**Stored data:**
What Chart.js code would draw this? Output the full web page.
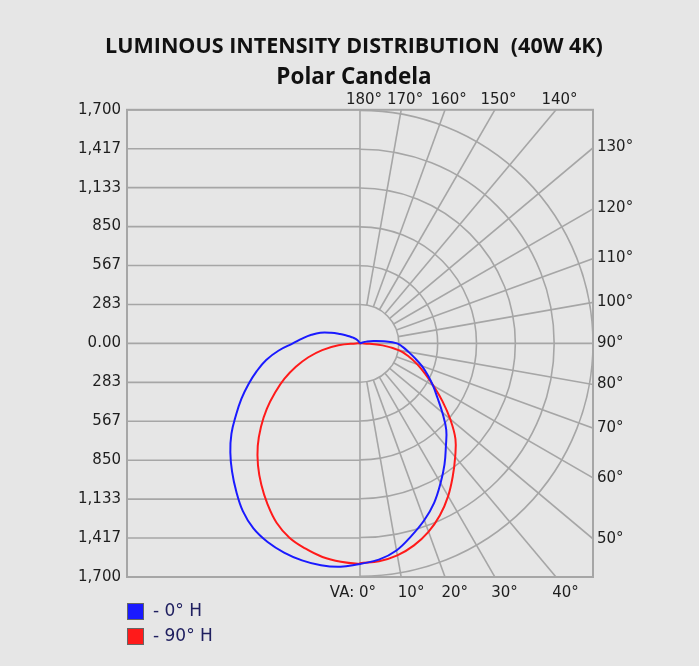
<!DOCTYPE html>
<html>
<head>
<meta charset="utf-8">
<title>Luminous Intensity Distribution</title>
<script src="https://cdn.jsdelivr.net/npm/chart.js@4.4.0/dist/chart.umd.min.js"></script>
<style>
  html, body { margin: 0; padding: 0; background: #e6e6e6; }
  #wrap { width: 699px; height: 666px; }
</style>
</head>
<body>
<div id="wrap"><canvas id="polarChart" width="699" height="666"></canvas></div>
<script>
// vertical angles (0 = straight down), candela
const vAngles = [0, 5, 10, 15, 20, 25, 30, 35, 40, 45, 50, 55, 60, 65, 70, 75, 80, 85, 90,
    95, 100, 105, 110, 115, 120, 125, 130, 135, 140, 145, 150, 155, 160, 165, 170, 175, 180];

// 0° H plane: right side = 0°, left side = 180°
const cd0H = [1605, 1580, 1530, 1450, 1370, 1280, 1175, 1075, 975, 890, 785, 690, 615, 545, 480, 415, 360, 315, 270,
    175, 100, 50, 20, 0, 0, 0, 0, 0, 0, 0, 0, 0, 0, 0, 0, 0, 0];
const cd180H = [1605, 1632, 1640, 1635, 1620, 1595, 1555, 1490, 1405, 1320, 1235, 1145, 1045, 955, 865, 780, 695, 595, 490,
    420, 360, 300, 225, 160, 115, 85, 65, 50, 35, 20, 0, 0, 0, 0, 0, 0, 0];

// 90° H plane: right side = 90°, left side = 270°
const cd90H = [1600, 1592, 1567, 1522, 1460, 1380, 1285, 1180, 1080, 985, 860, 735, 620, 525, 445, 368, 290, 165, 30,
    0, 0, 0, 0, 0, 0, 0, 0, 0, 0, 0, 0, 0, 0, 0, 0, 0, 0];
const cd270H = [1605, 1595, 1578, 1545, 1505, 1440, 1350, 1255, 1158, 1055, 943, 830, 715, 608, 498, 390, 280, 158, 30,
    0, 0, 0, 0, 0, 0, 0, 0, 0, 0, 0, 0, 0, 0, 0, 0, 0, 0];

const seriesNames = ['0° H', '90° H'];
const seriesColors = ['#1a1aff', '#ff1a1a'];

const yTickValues = [1700, 1416.67, 1133.33, 850, 566.67, 283.33, 0,
    -283.33, -566.67, -850, -1133.33, -1416.67, -1700];
const yTickLabels = ['1,700', '1,417', '1,133', '850', '567', '283', '0.00',
    '283', '567', '850', '1,133', '1,417', '1,700'];

const ringValues = [283.33, 566.67, 850, 1133.33, 1416.67, 1700];
const spokeAngles = [10, 20, 30, 40, 50, 60, 70, 80, 100, 110, 120, 130, 140, 150, 160, 170];
const angleLabels = [180, 170, 160, 150, 140, 130, 120, 110, 100, 90, 80, 70, 60, 50, 40, 30, 20, 10, 0];

const MAX_CD = 1700;
const GRID = '#a6a6a6';
const TEXT = '#1e1e1e';

// left half walks 180 -> 0, right half walks 0 -> 180, so the outline closes
function toPoints(leftVals, rightVals) {
    const pts = [];
    for (let i = vAngles.length - 1; i >= 0; i--) {
        const t = vAngles[i] * Math.PI / 180;
        pts.push({ x: -leftVals[i] * Math.sin(t), y: -leftVals[i] * Math.cos(t) });
    }
    for (let i = 0; i < vAngles.length; i++) {
        const t = vAngles[i] * Math.PI / 180;
        pts.push({ x: rightVals[i] * Math.sin(t), y: -rightVals[i] * Math.cos(t) });
    }
    return pts;
}

const polarGrid = {
    id: 'polarGrid',
    beforeDatasetsDraw(chart) {
        const { ctx, chartArea: area, scales: { x, y } } = chart;
        const cx = x.getPixelForValue(0);
        const cy = y.getPixelForValue(0);
        const pxPerCd = (x.getPixelForValue(MAX_CD) - cx) / MAX_CD;

        ctx.save();
        ctx.beginPath();
        ctx.rect(area.left, area.top, area.width, area.height);
        ctx.clip();
        ctx.strokeStyle = GRID;
        ctx.lineWidth = 1.6;

        // horizontal lines only on the left half (zero line goes across)
        yTickValues.forEach(v => {
            const py = y.getPixelForValue(v);
            ctx.beginPath();
            ctx.moveTo(area.left, py);
            ctx.lineTo(v === 0 ? area.right : cx, py);
            ctx.stroke();
        });

        ctx.beginPath();
        ctx.moveTo(cx, area.top);
        ctx.lineTo(cx, area.bottom);
        ctx.stroke();

        ringValues.forEach(r => {
            ctx.beginPath();
            ctx.arc(cx, cy, r * pxPerCd, -Math.PI / 2, Math.PI / 2);
            ctx.stroke();
        });

        const r0 = ringValues[0] * pxPerCd;
        const r1 = MAX_CD * 2 * pxPerCd;
        spokeAngles.forEach(deg => {
            const t = deg * Math.PI / 180;
            ctx.beginPath();
            ctx.moveTo(cx + r0 * Math.sin(t), cy + r0 * Math.cos(t));
            ctx.lineTo(cx + r1 * Math.sin(t), cy + r1 * Math.cos(t));
            ctx.stroke();
        });
        ctx.restore();

        ctx.save();
        ctx.strokeStyle = GRID;
        ctx.lineWidth = 2;
        ctx.strokeRect(area.left, area.top, area.width, area.height);
        ctx.restore();
    },
    afterDraw(chart) {
        const { ctx, chartArea: area, scales: { x, y } } = chart;
        ctx.save();
        ctx.fillStyle = TEXT;
        ctx.font = '15px "DejaVu Sans"';
        ctx.textBaseline = 'middle';

        // angle labels where each spoke meets the frame
        angleLabels.forEach(deg => {
            const t = deg * Math.PI / 180;
            const dx = Math.sin(t);
            const dy = -Math.cos(t);
            const k = Math.min(Math.abs(dx) > 1e-9 ? MAX_CD / Math.abs(dx) : Infinity,
                Math.abs(dy) > 1e-9 ? MAX_CD / Math.abs(dy) : Infinity);
            const hx = x.getPixelForValue(k * dx);
            const hy = y.getPixelForValue(k * dy);
            const txt = deg + '°';
            if (Math.abs(k * dx) >= MAX_CD - 1) {
                ctx.textAlign = 'left';
                ctx.fillText(txt, area.right + 4, hy);
            } else if (dy > 0) {
                ctx.textAlign = 'center';
                ctx.fillText(txt, hx + 4, area.top - 10);
            } else if (deg === 0) {
                ctx.textAlign = 'right';
                ctx.fillText('VA: ' + txt, hx + 16, area.bottom + 16);
            } else {
                ctx.textAlign = 'center';
                ctx.fillText(txt, hx + 10, area.bottom + 16);
            }
        });

        // legend, stacked under the plot
        ctx.font = '17px "DejaVu Sans"';
        ctx.textAlign = 'left';
        chart.data.datasets.forEach((ds, i) => {
            const top = area.bottom + 26 + i * 25;
            ctx.fillStyle = ds.borderColor;
            ctx.fillRect(area.left, top, 17, 17);
            ctx.strokeStyle = '#666';
            ctx.lineWidth = 1;
            ctx.strokeRect(area.left + 0.5, top + 0.5, 16, 16);
            ctx.fillStyle = '#202060';
            ctx.fillText('- ' + ds.label, area.left + 26, top + 9);
        });
        ctx.restore();
    }
};

const ctx = document.getElementById('polarChart').getContext('2d');

const chart = new Chart(ctx, { //eslint-disable-line
    type: 'scatter',
    data: {
        datasets: [
            {
                label: seriesNames[0],
                data: toPoints(cd180H, cd0H),
                borderColor: seriesColors[0],
                backgroundColor: seriesColors[0],
                showLine: true,
                borderWidth: 2,
                pointRadius: 0,
                tension: 0.4,
            },
            {
                label: seriesNames[1],
                data: toPoints(cd270H, cd90H),
                borderColor: seriesColors[1],
                backgroundColor: seriesColors[1],
                showLine: true,
                borderWidth: 2,
                pointRadius: 0,
                tension: 0.4,
            }
        ]
    },
    options: {
        responsive: false,
        animation: false,
        layout: { padding: { top: 0, left: 9, right: 0, bottom: 89 } },
        plugins: {
            legend: { display: false },
            tooltip: { enabled: false },
            title: {
                display: true,
                text: 'LUMINOUS INTENSITY DISTRIBUTION  (40W 4K)',
                color: '#111',
                font: { family: '"Open Sans"', size: 21.5, weight: 'bold', lineHeight: 1.2 },
                padding: { top: 34, bottom: 0 }
            },
            subtitle: {
                display: true,
                text: 'Polar Candela',
                color: '#111',
                font: { family: '"Open Sans"', size: 22.5, weight: 'bold', lineHeight: 1.2 },
                padding: { top: 4, bottom: 19 }
            }
        },
        scales: {
            x: {
                type: 'linear',
                min: -MAX_CD,
                max: MAX_CD,
                display: false
            },
            y: {
                type: 'linear',
                min: -MAX_CD,
                max: MAX_CD,
                afterBuildTicks: (scale) => {
                    scale.ticks = yTickValues.map(v => ({ value: v }));
                },
                afterFit: (scale) => {
                    scale.width = 118;
                },
                grid: { display: false, drawTicks: false },
                border: { display: false },
                ticks: {
                    padding: 6,
                    color: TEXT,
                    font: { family: '"DejaVu Sans"', size: 15 },
                    callback: (value, index) => yTickLabels[index]
                }
            },
            // empty right axis, only reserves room for the angle labels
            yRight: {
                type: 'linear',
                position: 'right',
                min: -MAX_CD,
                max: MAX_CD,
                afterFit: (scale) => {
                    scale.width = 106;
                },
                grid: { display: false, drawTicks: false },
                border: { display: false },
                ticks: { display: false }
            }
        }
    },
    plugins: [polarGrid]
});
</script>
</body>
</html>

**Goal:** Starting at the first line of the material, output exactly the lines up to and including the one with "170, 175, 180];". Do not include the pictures.

**Right answer:**
What Chart.js code would draw this? Output the full web page.
<!DOCTYPE html>
<html>
<head>
<meta charset="utf-8">
<title>Luminous Intensity Distribution</title>
<script src="https://cdn.jsdelivr.net/npm/chart.js@4.4.0/dist/chart.umd.min.js"></script>
<style>
  html, body { margin: 0; padding: 0; background: #e6e6e6; }
  #wrap { width: 699px; height: 666px; }
</style>
</head>
<body>
<div id="wrap"><canvas id="polarChart" width="699" height="666"></canvas></div>
<script>
// vertical angles (0 = straight down), candela
const vAngles = [0, 5, 10, 15, 20, 25, 30, 35, 40, 45, 50, 55, 60, 65, 70, 75, 80, 85, 90,
    95, 100, 105, 110, 115, 120, 125, 130, 135, 140, 145, 150, 155, 160, 165, 170, 175, 180];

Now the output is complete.